Last summer, almost a year ago, Q. made a big step ahead in German and for the first time was able to have longer basic conversations. Against my expectations he then managed to keep this level for several months, before he finally fell back into speaking Italian to me on an everyday basis. But even then he showed an unwavering determination to try and use German when we had quality moments alone.

Some weeks ago, however, German disappeared completely. But to me surprise Q spoke German immediately when his grandparents came for Easter: “Ich habe gebaut das Haus, guck hier mit einer Rakete” (German for:  I built the house, look, with a rocket) he said to them or “Ich habe Yoga in der Schule gemacht.” (German for: I did yoga in school). I breathed a sigh of relief. Quentin is able to activate his German when it is needed.

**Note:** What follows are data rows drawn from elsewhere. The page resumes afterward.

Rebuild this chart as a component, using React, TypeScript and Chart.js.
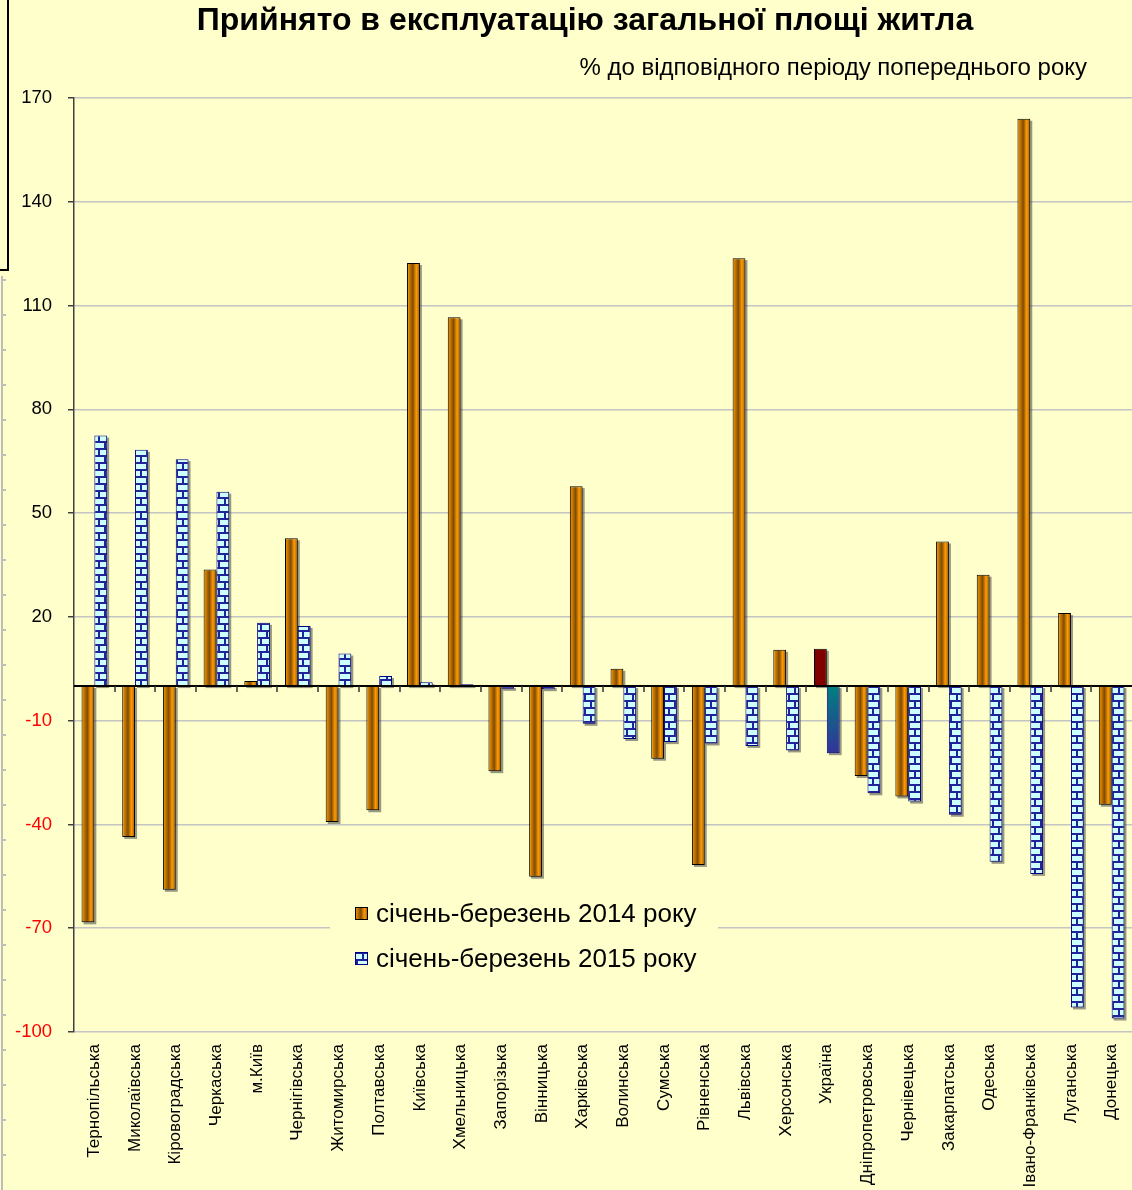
import React, { useEffect, useRef } from "react";
import { Chart, registerables } from "chart.js";

Chart.register(...registerables);

const TITLE = "Прийнято в експлуатацію загальної площі житла";
const SUBTITLE = "% до відповідного періоду попереднього року";

const categories = [
  "Тернопільська", "Миколаївська", "Кіровоградська", "Черкаська", "м.Київ",
  "Чернігівська", "Житомирська", "Полтавська", "Київська", "Хмельницька",
  "Запорізька", "Вінницька", "Харківська", "Волинська", "Сумська",
  "Рівненська", "Львівська", "Херсонська", "Україна", "Дніпропетровська",
  "Чернівецька", "Закарпатська", "Одеська", "Івано-Франківська", "Луганська",
  "Донецька",
];

const seriesNames = ["січень-березень 2014 року", "січень-березень 2015 року"];

const values2014 = [
  -68.3, -43.6, -58.9, 33.7, 1.5, 42.7, -39.3, -35.9, 122.3, 106.6,
  -24.6, -55.1, 57.8, 5.0, -21.0, -51.7, 123.7, 10.5, 10.8, -26.0,
  -31.9, 41.8, 32.2, 164.0, 21.1, -34.3,
];

const values2015 = [
  72.4, 68.3, 65.6, 56.2, 18.3, 17.4, 9.4, 2.9, 1.1, 0.5,
  -0.8, -0.9, -10.9, -15.3, -16.2, -16.6, -17.3, -18.6, -19.4, -31.0,
  -33.4, -37.2, -50.8, -54.3, -92.9, -96.1,
];

const highlightCategory = "Україна";

const yMin = -100;
const yMax = 170;
const yStep = 30;

const FONT = "'Liberation Sans', Arial, sans-serif";
const BG = "#FFFFCC";

function makeBrick(ctx: CanvasRenderingContext2D): CanvasPattern | string {
  const c = document.createElement("canvas");
  c.width = 12;
  c.height = 14;
  const g = c.getContext("2d");
  if (!g) return "#CCFFFF";
  g.fillStyle = "#CCFFFF";
  g.fillRect(0, 0, 12, 14);
  g.fillStyle = "#22229A";
  g.fillRect(0, 0, 12, 2);
  g.fillRect(0, 7, 12, 2);
  g.fillRect(2, 2, 2, 5);
  g.fillRect(8, 9, 2, 5);
  return ctx.createPattern(c, "repeat") || "#CCFFFF";
}

function orangeGradient(ctx: CanvasRenderingContext2D, left: number, width: number) {
  const g = ctx.createLinearGradient(left, 0, left + width, 0);
  g.addColorStop(0, "#FF9900");
  g.addColorStop(0.2, "#C87800");
  g.addColorStop(0.45, "#7F4C00");
  g.addColorStop(0.72, "#FF9A05");
  g.addColorStop(1, "#9A5C00");
  return g;
}

export default function App() {
  const ref = useRef<HTMLCanvasElement | null>(null);

  useEffect(() => {
    const canvas = ref.current;
    if (!canvas) return;
    const ctx0 = canvas.getContext("2d") as CanvasRenderingContext2D;
    const brick = makeBrick(ctx0);

    const backgroundPlugin = {
      id: "bgAndTitle",
      beforeDraw(chart: any) {
        const ctx = chart.ctx;
        ctx.save();
        ctx.fillStyle = BG;
        ctx.fillRect(0, 0, chart.width, chart.height);
        ctx.strokeStyle = "#000";
        ctx.lineWidth = 2;
        ctx.beginPath();
        ctx.moveTo(8, 0);
        ctx.lineTo(8, 270);
        ctx.lineTo(0, 270);
        ctx.stroke();
        ctx.strokeStyle = "#BDBDBD";
        ctx.beginPath();
        ctx.moveTo(2, 276);
        ctx.lineTo(2, chart.height);
        for (let yy = 280; yy < chart.height; yy += 35) {
          ctx.moveTo(2, yy);
          ctx.lineTo(6, yy);
        }
        ctx.stroke();
        ctx.fillStyle = "#000";
        ctx.textBaseline = "middle";
        ctx.textAlign = "center";
        ctx.font = `bold 32px ${FONT}`;
        ctx.fillText(TITLE, 585, 21);
        ctx.textAlign = "right";
        ctx.font = `24px ${FONT}`;
        ctx.fillText(SUBTITLE, 1087, 68);
        ctx.restore();
      },
    };

    const fillPlugin = {
      id: "barFills",
      beforeDatasetsDraw(chart: any) {
        const ctx = chart.ctx;
        const y0 = chart.scales.y.getPixelForValue(0);
        chart.data.datasets.forEach((_ds: any, di: number) => {
          const meta = chart.getDatasetMeta(di);
          meta.data.forEach((el: any, i: number) => {
            const { x, y, base, width } = el.getProps(["x", "y", "base", "width"], true);
            const left = x - width / 2;
            const top = Math.min(y, base);
            const h = Math.abs(base - y);
            ctx.save();
            ctx.fillStyle = "rgba(70,70,70,0.55)";
            ctx.fillRect(left + 2, top + 2, width, h);
            ctx.restore();
            let bg: any;
            if (categories[i] === highlightCategory) {
              if (di === 0) bg = "#800000";
              else {
                const g = ctx.createLinearGradient(0, y0, 0, y);
                g.addColorStop(0, "#008080");
                g.addColorStop(1, "#333399");
                bg = g;
              }
            } else if (di === 0) {
              bg = orangeGradient(ctx, left, width);
            } else {
              bg = brick;
            }
            el.options = Object.assign({}, el.options, { backgroundColor: bg });
          });
        });
      },
      afterDatasetsDraw(chart: any) {
        const ctx = chart.ctx;
        const xs = chart.scales.x;
        const y0 = chart.scales.y.getPixelForValue(0);
        const area = chart.chartArea;
        ctx.save();
        ctx.strokeStyle = "#000";
        ctx.lineWidth = 2;
        ctx.beginPath();
        ctx.moveTo(area.left, y0);
        ctx.lineTo(area.right, y0);
        ctx.stroke();
        ctx.strokeStyle = "#333";
        ctx.lineWidth = 1.5;
        ctx.beginPath();
        for (let i = 1; i < categories.length; i++) {
          const bx = Math.round((xs.getPixelForValue(i - 1) + xs.getPixelForValue(i)) / 2);
          ctx.moveTo(bx, y0);
          ctx.lineTo(bx, y0 + 6);
        }
        ctx.stroke();
        ctx.restore();
      },
      afterDraw(chart: any) {
        const ctx = chart.ctx;
        ctx.save();
        ctx.fillStyle = BG;
        ctx.fillRect(330, 893, 388, 90);
        const rows = [
          { label: chart.data.datasets[0].label, y: 914, kind: 0 },
          { label: chart.data.datasets[1].label, y: 959, kind: 1 },
        ];
        rows.forEach((r) => {
          const bx = 355;
          const by = r.y - 7;
          ctx.fillStyle = r.kind === 0 ? orangeGradient(ctx, bx, 13) : brick;
          ctx.fillRect(bx, by, 13, 13);
          ctx.strokeStyle = r.kind === 0 ? "#000" : "#000080";
          ctx.lineWidth = 1;
          ctx.strokeRect(bx + 0.5, by + 0.5, 12, 12);
          ctx.fillStyle = "#000";
          ctx.font = `26px ${FONT}`;
          ctx.textAlign = "left";
          ctx.textBaseline = "middle";
          ctx.fillText(r.label, 376, r.y + 1);
        });
        ctx.restore();
      },
    };

    const chart = new Chart(canvas, {
      type: "bar",
      data: {
        labels: categories,
        datasets: [
          {
            label: seriesNames[0],
            data: values2014,
            backgroundColor: "#FF9900",
            borderColor: "#000",
            borderWidth: 1,
            borderSkipped: false,
          },
          {
            label: seriesNames[1],
            data: values2015,
            backgroundColor: "#CCFFFF",
            borderColor: "#000080",
            borderWidth: 1,
            borderSkipped: false,
          },
        ],
      },
      options: {
        animation: false,
        responsive: false,
        maintainAspectRatio: false,
        devicePixelRatio: 1,
        layout: { padding: { top: 98, left: 0, right: 0, bottom: 0 } },
        datasets: { bar: { categoryPercentage: 0.63, barPercentage: 1.0 } },
        plugins: {
          legend: { display: false },
          title: { display: false },
          tooltip: { enabled: false },
        },
        scales: {
          x: {
            grid: { display: false, drawTicks: false },
            border: { display: false },
            ticks: {
              autoSkip: false,
              maxRotation: 90,
              minRotation: 90,
              padding: 12,
              color: "#000",
              font: { family: FONT, size: 17 },
            },
            afterFit: (scale: any) => {
              scale.height = 158;
              scale.paddingLeft = 0;
              scale.paddingRight = 0;
            },
          },
          y: {
            min: yMin,
            max: yMax,
            ticks: {
              stepSize: yStep,
              padding: 16,
              font: { family: FONT, size: 18.5 },
              color: (c: any) => (c.tick && c.tick.value < 0 ? "#FF0000" : "#000000"),
            },
            grid: {
              color: "#C4C4C4",
              lineWidth: 1.5,
              tickColor: "#404040",
              tickLength: 6,
            },
            border: { display: true, color: "#404040", width: 1.5 },
            afterFit: (scale: any) => {
              scale.width = 74;
            },
          },
        },
      },
      plugins: [backgroundPlugin, fillPlugin],
    });

    return () => chart.destroy();
  }, []);

  return (
    <div style={{ position: "absolute", left: 0, top: 0, width: 1132, height: 1190, background: BG }}>
      <canvas ref={ref} width={1132} height={1190} style={{ display: "block" }} />
    </div>
  );
}
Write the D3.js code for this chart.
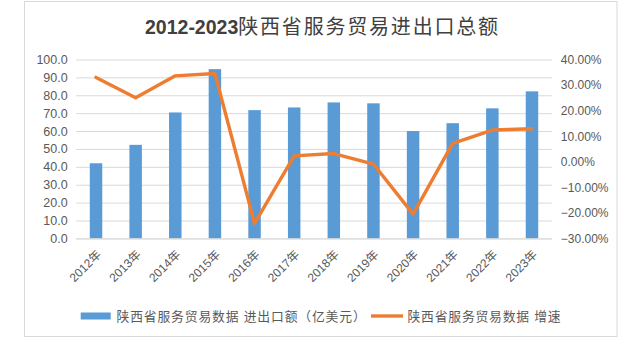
<!DOCTYPE html>
<html>
<head>
<meta charset="utf-8">
<script src="https://cdn.jsdelivr.net/npm/d3@7"></script>
<style>
  html, body { margin: 0; padding: 0; background: #fff; }
  svg { display: block; }
  text { font-family: "Liberation Sans", "Noto Sans CJK SC", sans-serif; }
</style>
</head>
<body>
<svg id="chart" width="640" height="344"></svg>
<script>
// 陕西省服务贸易：进出口额（亿美元）与增速（%）
const years = ["2012年", "2013年", "2014年", "2015年", "2016年", "2017年",
               "2018年", "2019年", "2020年", "2021年", "2022年", "2023年"];
const tradeValues = [42.0, 52.3, 70.4, 94.6, 71.7, 73.2, 76.0, 75.5, 60.0, 64.4, 72.7, 82.2];
const growthRates = [33.0, 25.0, 33.6, 34.5, -24.1, 2.3, 3.2, -0.9, -20.5, 7.2, 12.4, 12.9];
const leftTicks = [0, 10, 20, 30, 40, 50, 60, 70, 80, 90, 100];
const rightTicks = [-30, -20, -10, 0, 10, 20, 30, 40];
const titleYears = "2012-2023";
const titleText = "陕西省服务贸易进出口总额";
const legendBar = "陕西省服务贸易数据 进出口额（亿美元）";
const legendLine = "陕西省服务贸易数据 增速";

const svg = d3.select("#chart");
const plot = { left: 76.2, right: 551.8, top: 59.5, bottom: 238.4 };
const axisColor = "#595959";
const gridColor = "#d9d9d9";
const barColor = "#5b9bd5";
const lineColor = "#ed7d31";

// outer chart frame
svg.append("rect")
  .attr("x", 24.5).attr("y", 1.5)
  .attr("width", 592.5).attr("height", 335)
  .attr("fill", "#fff").attr("stroke", "#d9d9d9").attr("stroke-width", 1);

// title
const title = svg.append("text")
  .attr("x", 145).attr("y", 34)
  .attr("fill", "#404040");
title.append("tspan").text(titleYears)
  .attr("font-size", 19.5).attr("font-weight", "bold");
title.append("tspan").text(titleText)
  .attr("font-size", 20).attr("letter-spacing", 1.8)
  .attr("font-family", "'Noto Sans CJK SC', sans-serif");

// scales
const x = d3.scaleBand().domain(years).range([plot.left, plot.right]).padding(0);
const yL = d3.scaleLinear().domain([0, 100]).range([plot.bottom, plot.top]);
const yR = d3.scaleLinear().domain([-30, 40]).range([plot.bottom, plot.top]);
const barW = x.bandwidth() * 0.315;

// horizontal gridlines from the left axis
const leftAxis = d3.axisLeft(yL).tickValues(leftTicks)
  .tickSize(-(plot.right - plot.left)).tickPadding(8)
  .tickFormat(d3.format(".1f"));
const gL = svg.append("g")
  .attr("transform", `translate(${plot.left},0)`)
  .call(leftAxis);
gL.select(".domain").remove();
gL.selectAll(".tick line").attr("stroke", gridColor).attr("stroke-width", 1);
gL.selectAll(".tick text")
  .attr("fill", axisColor).attr("font-size", 12.5).attr("x", -8.5);

// right axis labels
const rightAxis = d3.axisRight(yR).tickValues(rightTicks)
  .tickSize(0).tickPadding(9)
  .tickFormat(d => d3.format(".2f")(d) + "%");
const gR = svg.append("g")
  .attr("transform", `translate(${plot.right},0)`)
  .call(rightAxis);
gR.select(".domain").remove();
gR.selectAll(".tick text").attr("fill", axisColor).attr("font-size", 12);

// bars
svg.append("g").selectAll("rect")
  .data(years.map((y, i) => ({ year: y, value: tradeValues[i] })))
  .join("rect")
  .attr("x", d => x(d.year) + x.bandwidth() / 2 - barW / 2)
  .attr("y", d => yL(d.value))
  .attr("width", barW)
  .attr("height", d => yL(0) - yL(d.value))
  .attr("fill", barColor);

// baseline
svg.append("line")
  .attr("x1", plot.left).attr("x2", plot.right)
  .attr("y1", yL(0) + 0.5).attr("y2", yL(0) + 0.5)
  .attr("stroke", gridColor).attr("stroke-width", 1);

// growth line
const line = d3.line()
  .x((d, i) => x(years[i]) + x.bandwidth() / 2)
  .y(d => yR(d));
svg.append("path")
  .datum(growthRates)
  .attr("d", line)
  .attr("fill", "none")
  .attr("stroke", lineColor)
  .attr("stroke-width", 3.4)
  .attr("stroke-linejoin", "round")
  .attr("stroke-linecap", "round");

// x axis labels, rotated
const gX = svg.append("g")
  .attr("transform", `translate(0,${plot.bottom})`)
  .call(d3.axisBottom(x).tickSize(0).tickPadding(0));
gX.select(".domain").remove();
gX.selectAll(".tick text")
  .attr("fill", axisColor).attr("font-size", 12)
  .attr("text-anchor", "end")
  .attr("dy", "0.35em")
  .attr("transform", "translate(3,14) rotate(-45)");

// legend
const lg = svg.append("g");
lg.append("rect")
  .attr("x", 80.7).attr("y", 312.5).attr("width", 30).attr("height", 7)
  .attr("fill", barColor);
lg.append("text")
  .attr("x", 116.5).attr("y", 320.5)
  .attr("font-size", 12.8).attr("fill", axisColor)
  .attr("letter-spacing", 0.85)
  .attr("font-family", "'Noto Sans CJK SC', sans-serif")
  .text(legendBar);
lg.append("line")
  .attr("x1", 371).attr("x2", 403).attr("y1", 316).attr("y2", 316)
  .attr("stroke", lineColor).attr("stroke-width", 3.4);
lg.append("text")
  .attr("x", 407.5).attr("y", 320.5)
  .attr("font-size", 12.8).attr("fill", axisColor)
  .attr("letter-spacing", 0.8)
  .attr("font-family", "'Noto Sans CJK SC', sans-serif")
  .text(legendLine);
</script>
</body>
</html>
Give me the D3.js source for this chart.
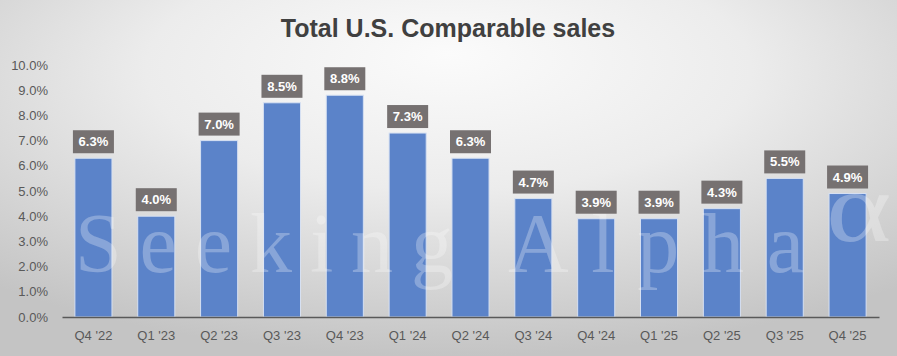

In our daily routine German is not really needed. Italian dominates Quentin’s day. In September he started primary school. From 8.30 to 16.30 he gets Italian input from the teachers and interacts with them and his peers in Italian. After school Quentin often plays with friend, speaking Italian, and then he speaks Italian with his mom and his sister. I always speak German to him, but when there are friends or neighbours I also speak a lot of Italian. Quentin hears me speak Italian he speaks Italian to me and later on he simply continues, especially as there are often Penny and Scarlett. I don’t oblige him to speak German, as he is still not able to keep a longer conversation going and he is always so full of things he wants to tell me.

When Quentin and I are alone though, he always makes an effort to speak German. Until a couple of month ago he often said longer and grammatically correct sentences: “Ich muss mir die Zaehne putzen und dann bin ich fertig” (German for: I have to brush my teeth and then I am ready). Sometimes he got an article wrong: “der Auto” or his sentences followed Italian grammar rules, for example when asking question: “Wir gehen in die gruene Rutsche?” (German for: Shall we go to the green slide?) or when he left out the subject: “Ist schoen hier.” (German for: is nice here.) In the past two months Quentin started speaking less German and he was using shorter phrases, but generally he seems on the right path.

What Quentin needs now is some systematic exercising in German. The problem is to find time for it. We need a calm moment when there is just the two of us. Not easy in nowadays busy family lives. School days are long, sometimes Quentin does sports or he plays with friends, sometimes he wants to play with his sister or just have some time for himself. When we have dinner as a family, Penny and I speak English, while the children speak Italian. There is usually not so much time that Quentin and I spend alone.

In the past months German quality time was even further reduced. In the Christmas break we realized that Quentin struggled learning how to read in Italian. So I needed to sit down with Quentin in the evenings to do some extra reading exercises. The training paid off quickly but it took away time for German. Unfortunately at about the same time Quentin’s German class finished, so another source of German input dried up.